1. The question asks to choose a data point in our graph (we chose 476,44) of median home prices (x) and percentage of students who scored Advanced on math MCAS (y).
We have to find the residual. I'm confused because the equation I was given is e=y-yhat
I know one is the expected value and one is what we got.
What do I plug in for y and what do I plug in for yhat?
The value of Rsquared is .72 on the calculator and if you square it it's .5184. Do I need to do anything with Rsquared or is that not involved in the residual?
2. Explain what residual measures?
1. To find the residual, you need to first have a linear regression equation that relates the independent variable (x) to the dependent variable (y). In this case, it seems that the equation you were given is in the form of e = y - ŷ, where e represents the residual, y is the actual observed value, and ŷ is the predicted value based on the regression equation.
To find the residual for a specific data point, you need to substitute the corresponding values for y and ŷ into the equation. In this case, if you have chosen the data point (476, 44) as you mentioned, plug in 44 for y (actual value) and calculate ŷ (the predicted value) using the regression equation. Then, substitute these values into the formula e = y - ŷ to find the residual.
Regarding the value of R-squared, it measures the proportion of the total variation in the dependent variable (y) that can be explained by the independent variable (x) in the regression model. The R-squared value itself does not directly come into play when calculating the residuals. However, it is helpful as an overall measure of how well the regression model fits the data.
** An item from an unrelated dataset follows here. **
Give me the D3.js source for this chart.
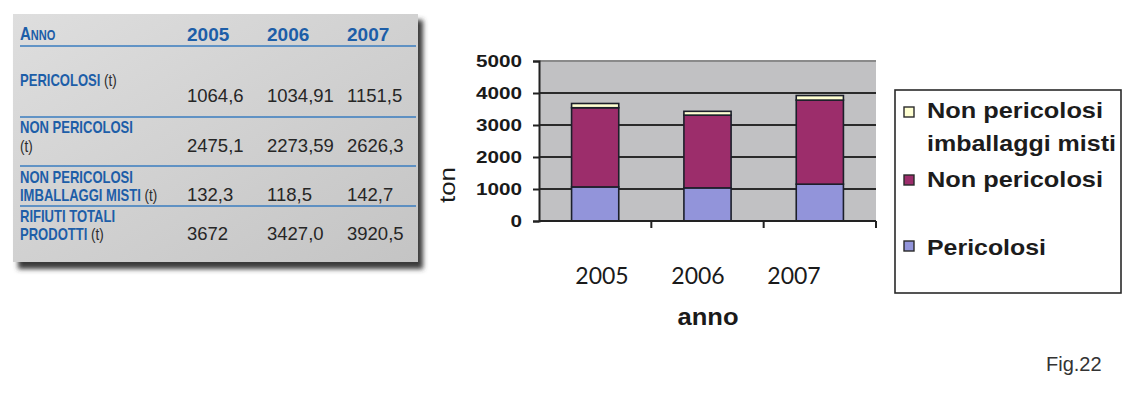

2. The residual measures the difference between the observed or actual value of the dependent variable and the predicted value based on the regression equation. In other words, it represents the vertical distance between the data point and the regression line. The residual provides information on the magnitude and direction of the discrepancy between the observed value and what would be expected based on the regression model. By examining the residuals, you can assess the accuracy and precision of the model's predictions.